The used_ring is lighter, thus giving the illusion that the ring is filling up when usage goes up. The free_ring and the used_ring code are pretty similar, so lets just look at one, the free_ring.

function draw_free_ring(cr, ring_props)
	-- draws a dark gray ring
	-- cr: cairo created surface
	-- ring_props: table containing colors (free and used), a meter table, and gaugue metadata

	start_angle, end_angle = 0, (2 * math.pi)
	cairo_set_source_rgba(cr, ring_props.colors.free_color.r, ring_props.colors.free_color.g, ring_props.colors.free_color.b, ring_props.colors.free_color.a)
	cairo_set_line_width(cr, ring_props.meter.w)
	cairo_set_line_cap(cr, CAIRO_LINE_CAP_BUTT)
	cairo_arc(cr, ring_props.meter.x, ring_props.meter.y, ring_props.meter.r, start_angle, end_angle)
	cairo_stroke(cr)
end

    This is also not bad, but we see the the complexity of the property object starting to sneak in. Now lets see what a “good” configuration object looks like.

gaugue_props = {
  gaugue_name = "bat0",
  gaugue_value = conky_parse("${battery_percent BAT0}"),
  gaugue_max = 100,
  orientation = "right",
  colors = {
    free_color = colors.dark_grey,
    used_color = colors.light_grey,
    rule_color = colors.lighter_grey
  },
  meter = {
    x = epicenter.x, -- the center x offset relative to conf top left
    y = epicenter.y, -- the center y offset relative to conf top left
    r = 45,  -- the radius of the guage
    w = 4    -- the width of the stroke
  },
  rule = {
    w = 3,
    l = 365
  },
  annotation = {
    gaugue_name = "BAT0",
    unit = "%",
    value_font = value_font,
    default_font = default_font,
    font_size_large = 24,
    font_size_small = 12,
    value_loc = {
      x = 425,
      y = 353,
    },
    desc_loc = {
      x = 488,
      y = 353,
    },
    text_loc = {
      hr_len = 255,
      x = 425,
      y = 356,
    },
    accent_color = colors.lighter_grey,
    muted_color = colors.lighter_grey
  }
}

    YIKES! that config is pretty beefy, for one gaugue. It also has the annotation configuration mixed into it. It does a lot though, it draws the free and used ring, defines colors and tells where in the pane the ring should be. The thing I’ll do differently when the eventual rewrite comes around is I’ll seperate the rules and the annotation object and only use the colors defined at the beginning of the file without flexing on them in the configuration object. The size of this needs to be reduced in order to make it less confusing.

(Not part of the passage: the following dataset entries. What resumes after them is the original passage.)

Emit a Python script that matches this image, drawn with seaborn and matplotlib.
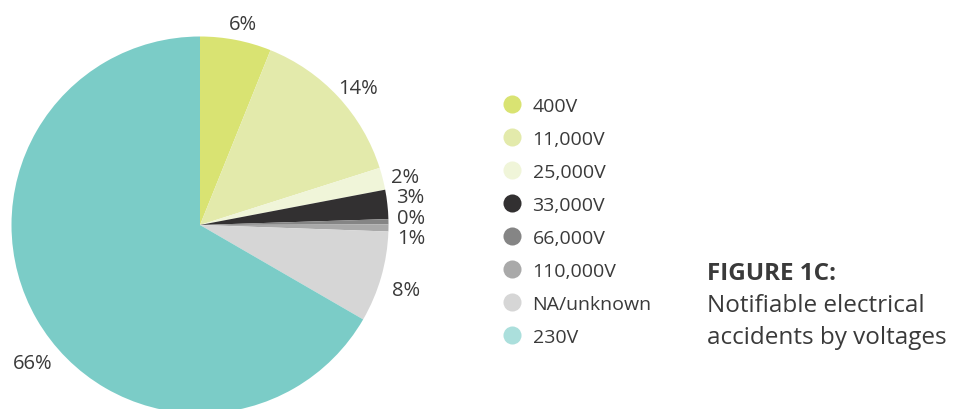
import matplotlib
matplotlib.use("Agg")
import matplotlib.pyplot as plt
from matplotlib.lines import Line2D
import seaborn as sns

# data
voltages = ['400V', '11,000V', '25,000V', '33,000V', '66,000V', '110,000V', 'NA/unknown', '230V']
shares = [6.1, 14.0, 1.9, 2.5, 0.45, 0.6, 7.8, 66.65]
pct_labels = ['6%', '14%', '2%', '3%', '0%', '1%', '8%', '66%']
colors = ['#d9e372', '#e3eaab', '#f0f5d9', '#323031', '#858585', '#a9a9a9', '#d6d6d6', '#7bccc7']
legend_colors = ['#d9e372', '#e3eaab', '#f0f5d9', '#323031', '#858585', '#a9a9a9', '#d6d6d6', '#abdfdc']

sns.set_theme(style='white')
plt.rcParams['font.family'] = ['Open Sans', 'DejaVu Sans']
text_col = '#3a3a3a'

fig = plt.figure(figsize=(9.55, 4.1), dpi=100)
ax = fig.add_axes([11.5 / 955, (410 - 226 - 188.5) / 410, 377 / 955, 377 / 410])

wedges, texts = ax.pie(shares, colors=sns.color_palette(colors), startangle=90, counterclock=False,
                       labels=pct_labels, labeldistance=1.12, radius=1,
                       wedgeprops=dict(linewidth=0),
                       textprops=dict(fontsize=14.5, color=text_col))
for t in texts:
    t.set_ha('center')
    t.set_va('center')
    x, y = t.get_position()
    t.set_position((x + 0.015, y - 0.035))
# the small slices crowd together, so stack their labels by hand
for t, y in zip(texts[2:6], [0.256, 0.146, 0.038, -0.069]):
    t.set_position((t.get_position()[0] - 0.015, y))
# 66% sits a little further round than the slice middle
texts[7].set_position((-0.89, -0.73))

ax.set_xlim(-1, 1)
ax.set_ylim(-1, 1)
ax.set_aspect('equal')

handles = [Line2D([], [], marker='o', linestyle='', markersize=13, markerfacecolor=c,
                  markeredgewidth=0) for c in legend_colors]
fig.legend(handles, voltages, loc='upper left', bbox_to_anchor=(494 / 955, 1 - 90 / 410),
           frameon=False, fontsize=14, labelspacing=0.77, handletextpad=0.58,
           handlelength=1.0, labelcolor=text_col, borderaxespad=0)

fig.text(707 / 955, 1 - 274 / 410, 'FIGURE 1C:', fontsize=17.5, fontweight='bold',
         color=text_col, va='center', ha='left')
fig.text(707 / 955, 1 - 306 / 410, 'Notifiable electrical', fontsize=17.5,
         color=text_col, va='center', ha='left')
fig.text(707 / 955, 1 - 338 / 410, 'accidents by voltages', fontsize=17.5,
         color=text_col, va='center', ha='left')

fig.savefig('out.png', dpi=100)
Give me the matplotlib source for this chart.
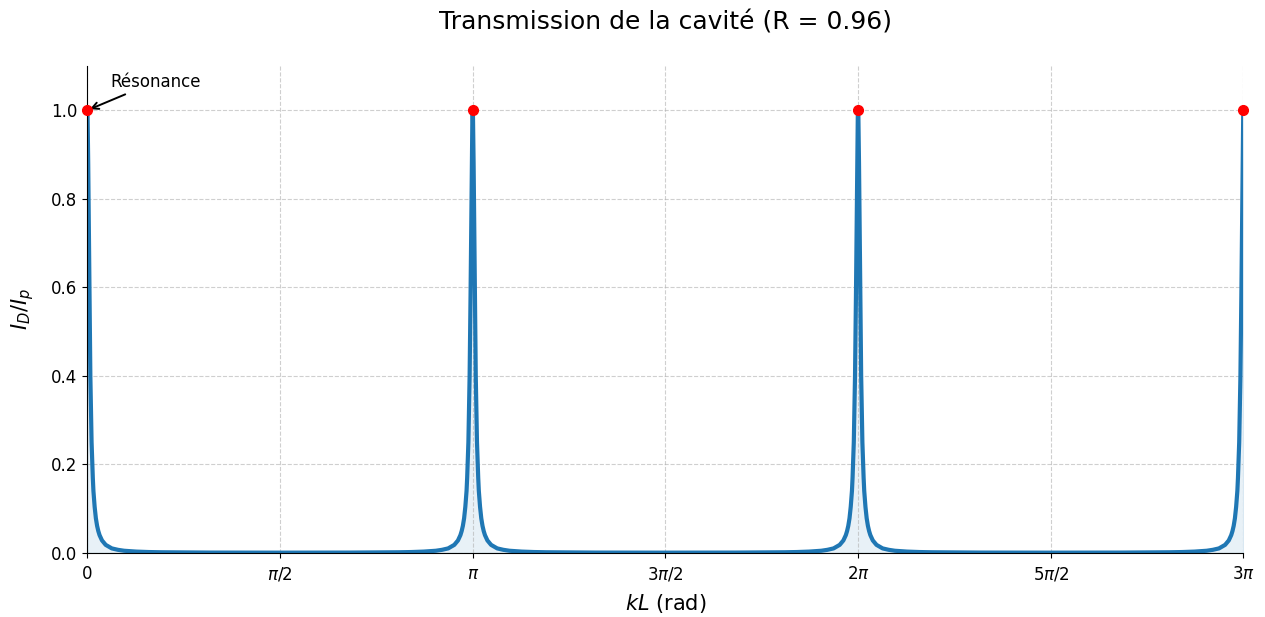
import numpy as np
import matplotlib.pyplot as plt

# demi-profil d'un pic de resonance (ecart a la resonance en rad, transmission)
ecart = [0.0, 0.0025, 0.005, 0.0075, 0.01, 0.0125, 0.015, 0.0175, 0.02,
         0.025, 0.03, 0.035, 0.04, 0.045, 0.05, 0.06, 0.07, 0.08, 0.09, 0.1,
         0.12, 0.15, 0.2, 0.25, 0.3, 0.4, 0.5, 0.6, 0.8, 1.0, 1.2, np.pi / 2]
transmission = [1.0, 0.985, 0.94, 0.88, 0.81, 0.73, 0.65, 0.58, 0.51,
                0.40, 0.32, 0.25, 0.21, 0.17, 0.14, 0.104, 0.078, 0.061, 0.049, 0.040,
                0.028, 0.018, 0.010, 0.0068, 0.0047, 0.0028, 0.0018, 0.0013, 0.00084,
                0.0006, 0.0005, 0.00042]

# positions des resonances
pics = [0, np.pi, 2 * np.pi, 3 * np.pi]
pics_T = [1.0, 1.0, 1.0, 1.0]

ticks = [0, np.pi / 2, np.pi, 3 * np.pi / 2, 2 * np.pi, 5 * np.pi / 2, 3 * np.pi]
tick_labels = ['0', r'$\pi/2$', r'$\pi$', r'$3\pi/2$', r'$2\pi$', r'$5\pi/2$', r'$3\pi$']

# construction de la courbe complete a partir du demi-profil
e = np.array(ecart)
t = np.array(transmission)
x = []
y = []
for p in pics:
    x += list(p - e[::-1]) + list(p + e[1:])
    y += list(t[::-1]) + list(t[1:])
x = np.array(x)
y = np.array(y)
garde = (x >= 0) & (x <= 3 * np.pi)
x = x[garde]
y = y[garde]

fig = plt.figure(figsize=(12.65, 6.17), dpi=100)
ax = fig.add_axes([0.069, 0.104, 0.914, 0.789])

ax.plot(x, y, color='#1f77b4', lw=3)
ax.fill_between(x, 0, y, color='#1f77b4', alpha=0.1)
ax.plot(pics, pics_T, 'o', color='red', ms=7, zorder=5, clip_on=False)

ax.annotate('Résonance', xy=(0, 1.0), xytext=(0.19, 1.065),
            fontsize=12, ha='left', va='center',
            arrowprops=dict(arrowstyle='->', color='black', lw=1.4))

ax.set_xlim(0, 3 * np.pi)
ax.set_ylim(0, 1.1)
ax.set_xticks(ticks)
ax.set_xticklabels(tick_labels)
ax.tick_params(labelsize=12)
ax.tick_params(axis='x', pad=5.5)
ax.set_xlabel(r'$kL$ (rad)', fontsize=15, labelpad=6)
ax.set_ylabel(r'$I_D/I_p$', fontsize=15, labelpad=11)
ax.set_title('Transmission de la cavité (R = 0.96)', fontsize=18, pad=26)
ax.grid(True, linestyle='--', alpha=0.6)
ax.spines['top'].set_visible(False)
ax.spines['right'].set_visible(False)

plt.savefig('out.png', dpi=100)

    So this is beefy, but is it really that bad? Yes.

    The issue comes in when the concentric reings dont follow the same rules. Multiple rings share a single annotation, and the text_loc which was supposed to point where the extra text beneath the description was supposed doesnt even exist for all of the rings. Add to that the two different font sizes for the desc have to be drawn separately, so I either have to calculate where the small text goes, which is why the value_loc and the desc_loc are separate objects, so I just hard code it instead of trying to calculate where the text will land and have to be drawn.

    Theres a lot of decisions like this all around the code, such as in the up_and_down_speed where I end up completely ignoring the structure I so painstakingly set up and start writing out the text. If you dig through my code a little bit more you’ll find that I continuously have to make exceptions my own rules in order to make assets render the way I expect them to. The lines connecting the rings to the edge of the screen are also a hard coded mess.

    What started as a noble effort to write a set of conky resources purely in Lua eventually descended into a convoluted mess of subconfigs and exceptions. I was hoping to build a framework people could actually use and reference, but this code base is such utter garbage I can’t recommend this to anyone.

    I’m not a developer that works on the front end, and my code shows it, but at least I’m not a glorified electron developer. I’ve learned a lot though. I’ve picked up a little Lua, I’ve got some nice looking dials on my screen that don’t suck away memory like electron or other heavy utilities, and I’ve got a working proof of concept for these rings that I can come back to and improve.